The pension shortfall is just one problem. Lower tax revenues (from income and sales tax) are putting a serious strain on every state.
Lower revenues, when matched with higher government spending, mean budget gaps. And it’s not just California anymore. And it’s not only the states hit hard by the housing bubble (Florida, Nevada, Arizona). Even states that were fiscally sound before the recession are in trouble. All told, 48 states now face budget deficits. 

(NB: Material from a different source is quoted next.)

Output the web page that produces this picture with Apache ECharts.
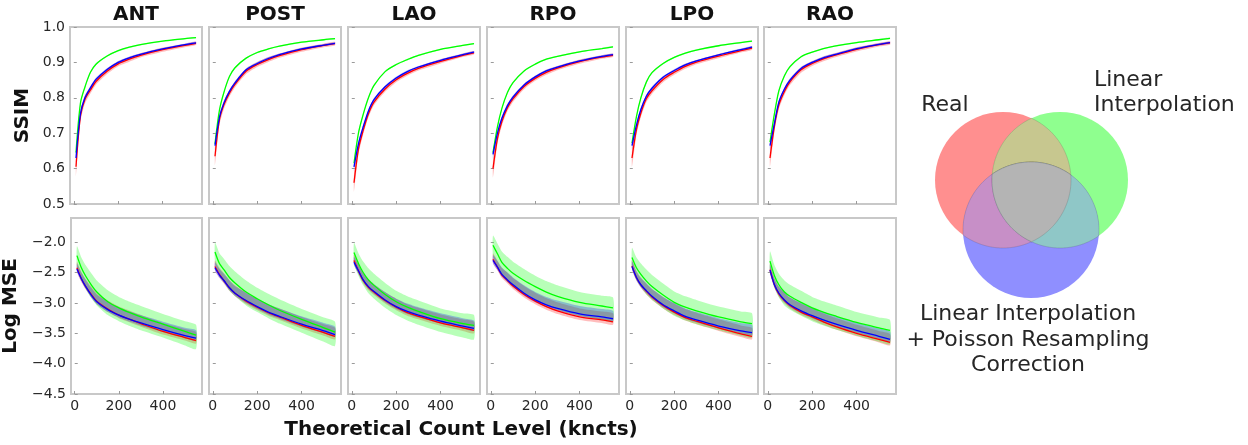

 Source: Center on Budget & Policy Priorities
What does this mean? It means we are facing a crisis in the municipal bond market.     Municipal bonds (munis), generally deemed a safe investment, are starting to look questionable. The concern: they are not backed by the Federal government, so defaults could be on the horizon if states are unable to honor their debt obligations. In reality, states are being provided with some funds: the American Recovery and Reinvestment Act will provide almost $140 billion over 2.5 years. The problem: that is nowhere near enough to make up the collective deficit that will be realized over the next couple of years. 
  Source: Center on Budget & Policy Priorities
The recession has put healthy states in a league with those that were fiscally irresponsible. It has states working desperately to manage record high deficits. And it has made municipal debt a risky bet.